→ What the exercise asks: Without the pictures, can you quote each line below exactly?

→ Data for the task:
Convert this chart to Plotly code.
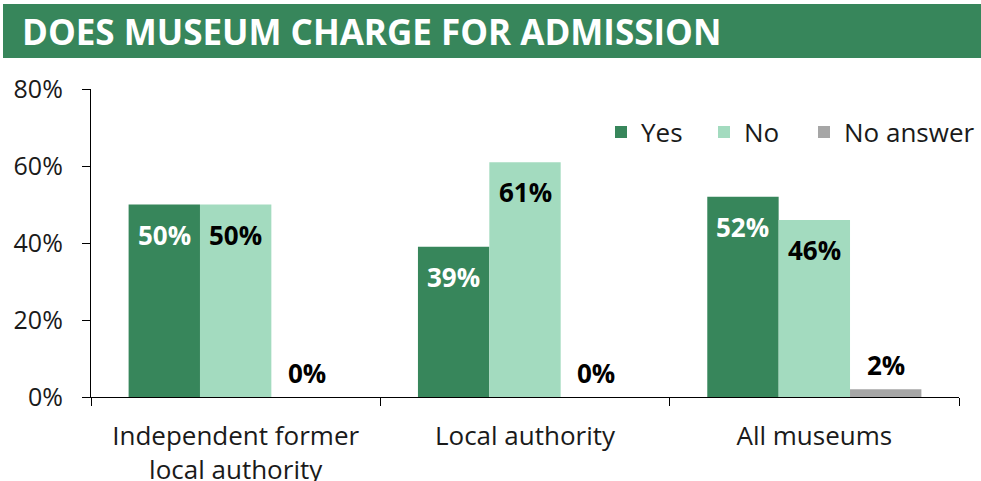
import plotly.graph_objects as go

categories = ["Independent former<br>local authority", "Local authority", "All museums"]
series_names = ["Yes", "No", "No answer"]
yes_vals = [50, 39, 52]
no_vals = [50, 61, 46]
noans_vals = [0, 0, 2]
y_ticks = [0, 20, 40, 60, 80]
y_tick_labels = ["0%", "20%", "40%", "60%", "80%"]
title_text = "DOES MUSEUM CHARGE FOR ADMISSION"

colors = ["#37865B", "#A3DBBF", "#A6A6A6"]
label_colors = ["white", "black", "black"]
label_shift = [-30, -30, 24]
legend_left_px = [601, 704, 804]
FONT = "Open Sans"
FS = 25
FS_BIG = 26

W, H = 981, 481
ml, mr, mt, mb = 91, 22, 89, 84
plot_w = W - ml - mr
plot_h = H - mt - mb
bargap = 0.26
bar_px = plot_w / len(categories) * (1 - bargap) / 3

def px_x(p):
    return (p - ml) / plot_w

def px_y(p):
    return (H - mb - p) / plot_h

fig = go.Figure()
all_vals = [yes_vals, no_vals, noans_vals]
legend_ids = ["legend", "legend2", "legend3"]
for name, vals, col, lid in zip(series_names, all_vals, colors, legend_ids):
    fig.add_trace(go.Bar(x=categories, y=vals, name=name, legend=lid, showlegend=True,
                         marker=dict(color=col, line=dict(width=0))))

annotations = []
for i, vals in enumerate(all_vals):
    for j, v in enumerate(vals):
        annotations.append(dict(
            x=categories[j], y=v, xref="x", yref="y", text=f"<b>{v}%</b>",
            showarrow=False, xshift=(i - 1) * bar_px, yshift=label_shift[i],
            yanchor="middle", font=dict(family=FONT, size=FS_BIG, color=label_colors[i])))

annotations.append(dict(
    x=px_x(20), y=px_y(31), xref="paper", yref="paper", text=f"<b>{title_text}</b>",
    showarrow=False, xanchor="left", yanchor="middle",
    font=dict(family=FONT, size=35, color="white")))

legend_common = dict(orientation="h", xanchor="left", y=px_y(132), yanchor="middle",
                     font=dict(family=FONT, size=FS_BIG, color="#1a1a1a"),
                     bgcolor="rgba(0,0,0,0)")

fig.update_layout(
    width=W, height=H, showlegend=True,
    margin=dict(l=ml, r=mr, t=mt, b=mb, autoexpand=False),
    paper_bgcolor="white", plot_bgcolor="white",
    barmode="group", bargap=bargap, bargroupgap=0,
    font=dict(family=FONT, size=FS, color="#1a1a1a"),
    shapes=[dict(type="rect", xref="paper", yref="paper",
                 x0=px_x(3), x1=px_x(981), y0=px_y(58), y1=px_y(4),
                 fillcolor="#37865B", line=dict(width=0), layer="below")],
    annotations=annotations,
    legend=dict(x=px_x(legend_left_px[0]), **legend_common),
    legend2=dict(x=px_x(legend_left_px[1]), **legend_common),
    legend3=dict(x=px_x(legend_left_px[2]), **legend_common),
    xaxis=dict(showline=True, linecolor="black", linewidth=1.3, ticks="outside",
               tickson="boundaries", ticklen=8, tickcolor="black", showgrid=False,
               ticklabelstandoff=16, automargin=False,
               tickfont=dict(family=FONT, size=FS_BIG, color="#1a1a1a")),
    yaxis=dict(range=[0, 80], tickvals=y_ticks, ticktext=y_tick_labels, showline=True,
               linecolor="black", linewidth=1.3, ticks="outside", ticklen=8,
               tickcolor="black", showgrid=False, zeroline=False, ticklabelstandoff=14,
               automargin=False,
               tickfont=dict(family=FONT, size=FS, color="#1a1a1a")),
)

fig.write_html("out.html", config={"displayModeBar": False},
               post_script="document.body.style.margin='0';document.body.style.overflow='hidden';")
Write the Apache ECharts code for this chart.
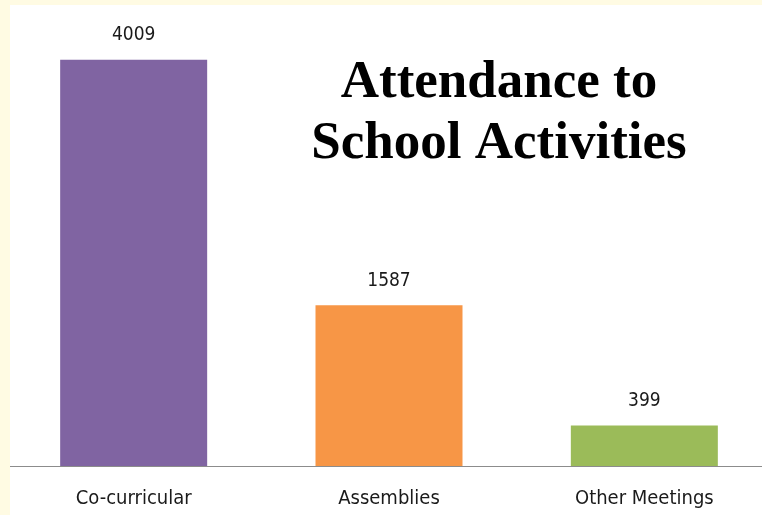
<!DOCTYPE html>
<html><head><meta charset="utf-8">
<script src="https://cdn.jsdelivr.net/npm/echarts@6/dist/echarts.min.js"></script>
<style>
html,body{margin:0;padding:0;width:762px;height:515px;background:#ffffff;overflow:hidden;}
#c{position:absolute;left:0;top:0;width:780px;height:515px;background:#ffffff;}
</style></head><body>
<div id="c"></div>
<script>
const categories = ['Co-curricular', 'Assemblies', 'Other Meetings'];
const values = [4009, 1587, 399];
const colors = ['#8064A2', '#F79646', '#9BBB59'];
const titleLines = ['Attendance to', 'School Activities'];

const labelFont = "'DejaVu Sans Condensed', 'DejaVu Sans', sans-serif";
const chart = echarts.init(document.getElementById('c'), null, {renderer: 'canvas'});
chart.setOption({
  animation: false,
  title: {
    text: titleLines.join('\n'),
    left: 494, top: 48, textAlign: 'center',
    textStyle: {fontFamily: 'Liberation Serif', fontWeight: 'bold', fontSize: 53, lineHeight: 61, color: '#000'}
  },
  graphic: [
    {type: 'rect', z: 100, shape: {x: 0, y: 0, width: 10, height: 515}, style: {fill: '#FFFBE3'}},
    {type: 'rect', z: 100, shape: {x: 0, y: 0, width: 780, height: 5}, style: {fill: '#FFFBE3'}}
  ],
  grid: {left: 6, right: 8, top: 10, bottom: 49, containLabel: false},
  xAxis: {
    type: 'category', data: categories,
    axisLine: {lineStyle: {color: '#8c8c8c', width: 1}},
    axisTick: {show: false},
    axisLabel: {margin: 23, fontFamily: labelFont, fontSize: 20, color: '#1a1a1a'}
  },
  yAxis: {type: 'value', min: 0, max: 4500, show: false, splitLine: {show: false}},
  series: [{
    type: 'bar', barWidth: 147,
    data: values.map((v, i) => ({value: v, itemStyle: {color: colors[i]}})),
    label: {show: true, position: 'top', distance: 15, fontFamily: labelFont, fontSize: 19, color: '#1a1a1a'}
  }]
});
</script></body></html>
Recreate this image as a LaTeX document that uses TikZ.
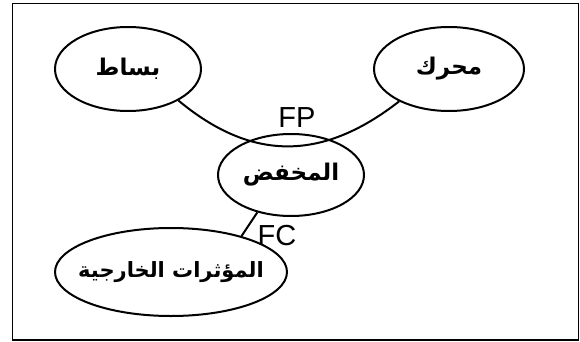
\documentclass[tikz,border=0pt]{standalone}
\usepackage{fontspec}
\setmainfont{Liberation Sans}
\newfontfamily\arabicfont[Script=Arabic]{DejaVu Sans}
\TeXXeTstate=1
\usetikzlibrary{shapes.geometric}
\tikzset{
  oval/.style={ellipse, draw=black, line width=2pt, inner sep=0pt},
  word/.style={inner sep=0pt, font=\arabicfont\bfseries\fontsize{23}{25}\selectfont},
  smallword/.style={word, font=\arabicfont\bfseries\fontsize{21}{23}\selectfont},
  link/.style={draw=black, line width=2pt},
  lbl/.style={inner sep=0pt, font=\fontsize{29}{31}\selectfont}
}
\begin{document}
\begin{tikzpicture}[x=1pt,y=-1pt]
\useasboundingbox (0,0) rectangle (580,342);
\draw[line width=1.6pt, draw=black] (12.5,3.5) rectangle (578.5,340);
\node[oval, minimum width=146pt, minimum height=84pt] (bsat) at (128,69) {};
\node[word] (bsatt) at (bsat.center) {\beginR بساط\endR};
\node[oval, minimum width=150pt, minimum height=84pt] (mhrk) at (449,69) {};
\node[word] (mhrkt) at (mhrk.center) {\beginR محرك\endR};
\node[oval, minimum width=146pt, minimum height=82pt] (mid) at (291,175) {};
\node[word] (midt) at (mid.center) {\beginR المخفض\endR};
\node[oval, minimum width=232pt, minimum height=88pt] (outer) at (171,272) {};
\node[smallword] (outert) at (outer.center) {\beginR المؤثرات الخارجية\endR};
\draw[link] (bsat.-32) .. controls (250,160) and (320,163) .. (mhrk.-147);
\draw[link] (mid.-132) -- (outer.27);
\node[lbl] (fp) at (297,118) {FP};
\node[lbl] (fc) at (277,236) {FC};
\end{tikzpicture}
\end{document}
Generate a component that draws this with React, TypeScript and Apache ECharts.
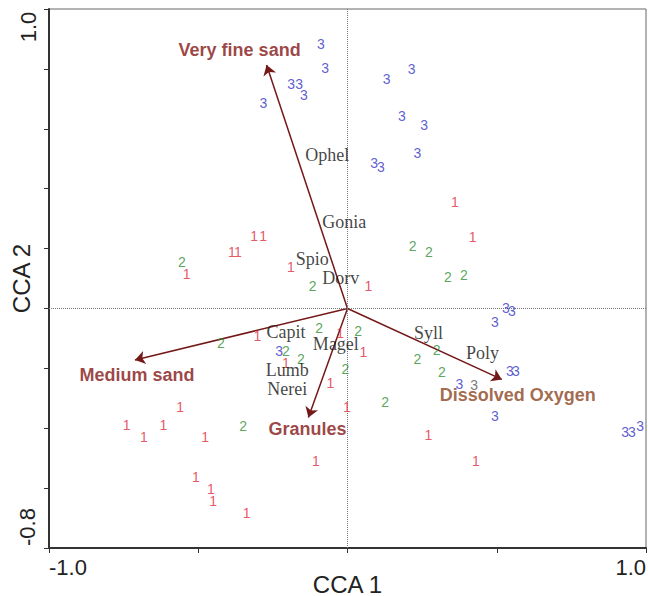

→ Written solution:
Convert this chart to Plotly code.
import plotly.graph_objects as go

categories = ["Independent former<br>local authority", "Local authority", "All museums"]
series_names = ["Yes", "No", "No answer"]
yes_vals = [50, 39, 52]
no_vals = [50, 61, 46]
noans_vals = [0, 0, 2]
y_ticks = [0, 20, 40, 60, 80]
y_tick_labels = ["0%", "20%", "40%", "60%", "80%"]
title_text = "DOES MUSEUM CHARGE FOR ADMISSION"

colors = ["#37865B", "#A3DBBF", "#A6A6A6"]
label_colors = ["white", "black", "black"]
label_shift = [-30, -30, 24]
legend_left_px = [601, 704, 804]
FONT = "Open Sans"
FS = 25
FS_BIG = 26

W, H = 981, 481
ml, mr, mt, mb = 91, 22, 89, 84
plot_w = W - ml - mr
plot_h = H - mt - mb
bargap = 0.26
bar_px = plot_w / len(categories) * (1 - bargap) / 3

def px_x(p):
    return (p - ml) / plot_w

def px_y(p):
    return (H - mb - p) / plot_h

fig = go.Figure()
all_vals = [yes_vals, no_vals, noans_vals]
legend_ids = ["legend", "legend2", "legend3"]
for name, vals, col, lid in zip(series_names, all_vals, colors, legend_ids):
    fig.add_trace(go.Bar(x=categories, y=vals, name=name, legend=lid, showlegend=True,
                         marker=dict(color=col, line=dict(width=0))))

annotations = []
for i, vals in enumerate(all_vals):
    for j, v in enumerate(vals):
        annotations.append(dict(
            x=categories[j], y=v, xref="x", yref="y", text=f"<b>{v}%</b>",
            showarrow=False, xshift=(i - 1) * bar_px, yshift=label_shift[i],
            yanchor="middle", font=dict(family=FONT, size=FS_BIG, color=label_colors[i])))

annotations.append(dict(
    x=px_x(20), y=px_y(31), xref="paper", yref="paper", text=f"<b>{title_text}</b>",
    showarrow=False, xanchor="left", yanchor="middle",
    font=dict(family=FONT, size=35, color="white")))

legend_common = dict(orientation="h", xanchor="left", y=px_y(132), yanchor="middle",
                     font=dict(family=FONT, size=FS_BIG, color="#1a1a1a"),
                     bgcolor="rgba(0,0,0,0)")

fig.update_layout(
    width=W, height=H, showlegend=True,
    margin=dict(l=ml, r=mr, t=mt, b=mb, autoexpand=False),
    paper_bgcolor="white", plot_bgcolor="white",
    barmode="group", bargap=bargap, bargroupgap=0,
    font=dict(family=FONT, size=FS, color="#1a1a1a"),
    shapes=[dict(type="rect", xref="paper", yref="paper",
                 x0=px_x(3), x1=px_x(981), y0=px_y(58), y1=px_y(4),
                 fillcolor="#37865B", line=dict(width=0), layer="below")],
    annotations=annotations,
    legend=dict(x=px_x(legend_left_px[0]), **legend_common),
    legend2=dict(x=px_x(legend_left_px[1]), **legend_common),
    legend3=dict(x=px_x(legend_left_px[2]), **legend_common),
    xaxis=dict(showline=True, linecolor="black", linewidth=1.3, ticks="outside",
               tickson="boundaries", ticklen=8, tickcolor="black", showgrid=False,
               ticklabelstandoff=16, automargin=False,
               tickfont=dict(family=FONT, size=FS_BIG, color="#1a1a1a")),
    yaxis=dict(range=[0, 80], tickvals=y_ticks, ticktext=y_tick_labels, showline=True,
               linecolor="black", linewidth=1.3, ticks="outside", ticklen=8,
               tickcolor="black", showgrid=False, zeroline=False, ticklabelstandoff=14,
               automargin=False,
               tickfont=dict(family=FONT, size=FS, color="#1a1a1a")),
)

fig.write_html("out.html", config={"displayModeBar": False},
               post_script="document.body.style.margin='0';document.body.style.overflow='hidden';")
Write the Apache ECharts code for this chart.
<!DOCTYPE html>
<html><head><meta charset="utf-8">
<script src="https://cdn.jsdelivr.net/npm/echarts@6/dist/echarts.min.js"></script>
<style>
html,body{margin:0;padding:0;width:762px;height:515px;background:#ffffff;overflow:hidden;}
#c{position:absolute;left:0;top:0;width:780px;height:515px;background:#ffffff;}
</style></head><body>
<div id="c"></div>
<script>
const categories = ['Co-curricular', 'Assemblies', 'Other Meetings'];
const values = [4009, 1587, 399];
const colors = ['#8064A2', '#F79646', '#9BBB59'];
const titleLines = ['Attendance to', 'School Activities'];

const labelFont = "'DejaVu Sans Condensed', 'DejaVu Sans', sans-serif";
const chart = echarts.init(document.getElementById('c'), null, {renderer: 'canvas'});
chart.setOption({
  animation: false,
  title: {
    text: titleLines.join('\n'),
    left: 494, top: 48, textAlign: 'center',
    textStyle: {fontFamily: 'Liberation Serif', fontWeight: 'bold', fontSize: 53, lineHeight: 61, color: '#000'}
  },
  graphic: [
    {type: 'rect', z: 100, shape: {x: 0, y: 0, width: 10, height: 515}, style: {fill: '#FFFBE3'}},
    {type: 'rect', z: 100, shape: {x: 0, y: 0, width: 780, height: 5}, style: {fill: '#FFFBE3'}}
  ],
  grid: {left: 6, right: 8, top: 10, bottom: 49, containLabel: false},
  xAxis: {
    type: 'category', data: categories,
    axisLine: {lineStyle: {color: '#8c8c8c', width: 1}},
    axisTick: {show: false},
    axisLabel: {margin: 23, fontFamily: labelFont, fontSize: 20, color: '#1a1a1a'}
  },
  yAxis: {type: 'value', min: 0, max: 4500, show: false, splitLine: {show: false}},
  series: [{
    type: 'bar', barWidth: 147,
    data: values.map((v, i) => ({value: v, itemStyle: {color: colors[i]}})),
    label: {show: true, position: 'top', distance: 15, fontFamily: labelFont, fontSize: 19, color: '#1a1a1a'}
  }]
});
</script></body></html>
Recreate this image as a LaTeX document that uses TikZ.
\documentclass[tikz,border=0pt]{standalone}
\usepackage{fontspec}
\setmainfont{Liberation Sans}
\newfontfamily\arabicfont[Script=Arabic]{DejaVu Sans}
\TeXXeTstate=1
\usetikzlibrary{shapes.geometric}
\tikzset{
  oval/.style={ellipse, draw=black, line width=2pt, inner sep=0pt},
  word/.style={inner sep=0pt, font=\arabicfont\bfseries\fontsize{23}{25}\selectfont},
  smallword/.style={word, font=\arabicfont\bfseries\fontsize{21}{23}\selectfont},
  link/.style={draw=black, line width=2pt},
  lbl/.style={inner sep=0pt, font=\fontsize{29}{31}\selectfont}
}
\begin{document}
\begin{tikzpicture}[x=1pt,y=-1pt]
\useasboundingbox (0,0) rectangle (580,342);
\draw[line width=1.6pt, draw=black] (12.5,3.5) rectangle (578.5,340);
\node[oval, minimum width=146pt, minimum height=84pt] (bsat) at (128,69) {};
\node[word] (bsatt) at (bsat.center) {\beginR بساط\endR};
\node[oval, minimum width=150pt, minimum height=84pt] (mhrk) at (449,69) {};
\node[word] (mhrkt) at (mhrk.center) {\beginR محرك\endR};
\node[oval, minimum width=146pt, minimum height=82pt] (mid) at (291,175) {};
\node[word] (midt) at (mid.center) {\beginR المخفض\endR};
\node[oval, minimum width=232pt, minimum height=88pt] (outer) at (171,272) {};
\node[smallword] (outert) at (outer.center) {\beginR المؤثرات الخارجية\endR};
\draw[link] (bsat.-32) .. controls (250,160) and (320,163) .. (mhrk.-147);
\draw[link] (mid.-132) -- (outer.27);
\node[lbl] (fp) at (297,118) {FP};
\node[lbl] (fc) at (277,236) {FC};
\end{tikzpicture}
\end{document}
Generate a component that draws this with React, TypeScript and Apache ECharts.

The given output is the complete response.